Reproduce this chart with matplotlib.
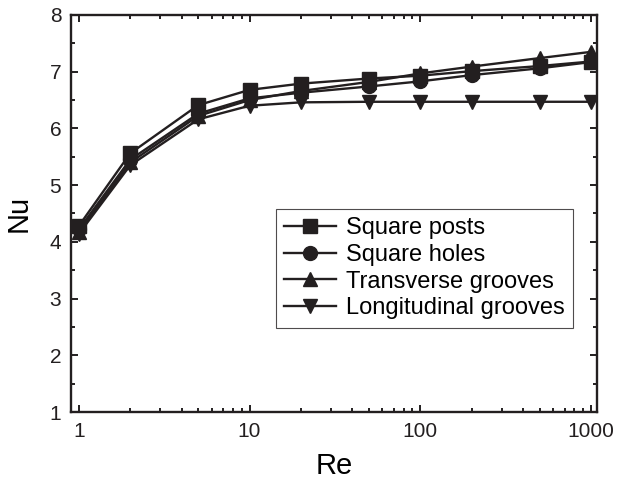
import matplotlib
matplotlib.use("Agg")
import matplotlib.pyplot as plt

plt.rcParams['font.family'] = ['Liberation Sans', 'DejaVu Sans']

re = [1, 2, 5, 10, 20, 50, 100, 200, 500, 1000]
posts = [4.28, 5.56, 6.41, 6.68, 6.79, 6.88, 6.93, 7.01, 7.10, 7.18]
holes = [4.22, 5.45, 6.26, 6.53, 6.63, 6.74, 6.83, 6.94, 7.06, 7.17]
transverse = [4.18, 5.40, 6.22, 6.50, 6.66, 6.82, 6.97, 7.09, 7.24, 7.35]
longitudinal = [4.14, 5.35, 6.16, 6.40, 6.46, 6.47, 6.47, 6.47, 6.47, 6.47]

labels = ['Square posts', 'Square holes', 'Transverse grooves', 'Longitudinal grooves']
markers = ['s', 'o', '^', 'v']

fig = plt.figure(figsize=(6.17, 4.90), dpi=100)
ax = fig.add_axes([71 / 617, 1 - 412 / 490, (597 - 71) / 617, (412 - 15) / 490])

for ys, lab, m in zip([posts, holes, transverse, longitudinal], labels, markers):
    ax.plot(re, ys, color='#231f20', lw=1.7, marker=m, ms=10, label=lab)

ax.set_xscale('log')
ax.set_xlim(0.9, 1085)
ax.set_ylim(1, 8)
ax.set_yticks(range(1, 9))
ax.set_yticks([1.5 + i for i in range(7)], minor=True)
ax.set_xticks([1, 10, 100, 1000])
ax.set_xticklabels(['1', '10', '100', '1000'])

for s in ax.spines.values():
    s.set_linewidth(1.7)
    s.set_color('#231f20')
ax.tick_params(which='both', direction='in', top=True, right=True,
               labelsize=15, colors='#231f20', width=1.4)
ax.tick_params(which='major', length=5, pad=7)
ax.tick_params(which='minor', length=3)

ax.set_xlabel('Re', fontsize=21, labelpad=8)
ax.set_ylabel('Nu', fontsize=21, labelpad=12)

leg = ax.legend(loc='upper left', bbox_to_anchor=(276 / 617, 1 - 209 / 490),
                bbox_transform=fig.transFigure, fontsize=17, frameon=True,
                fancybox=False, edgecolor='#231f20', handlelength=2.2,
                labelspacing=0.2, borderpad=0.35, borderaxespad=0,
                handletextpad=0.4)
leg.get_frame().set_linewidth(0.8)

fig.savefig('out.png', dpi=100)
+ + +
Task brief.
Write out again exactly the lines from the start of the data above through the line containing "plt.rcParams['font.family'] = ['Liberation", inclusive, excluding any pictures.

Full answer.
Reproduce this chart with matplotlib.
import matplotlib
matplotlib.use("Agg")
import matplotlib.pyplot as plt

plt.rcParams['font.family'] = ['Liberation Sans', 'DejaVu Sans']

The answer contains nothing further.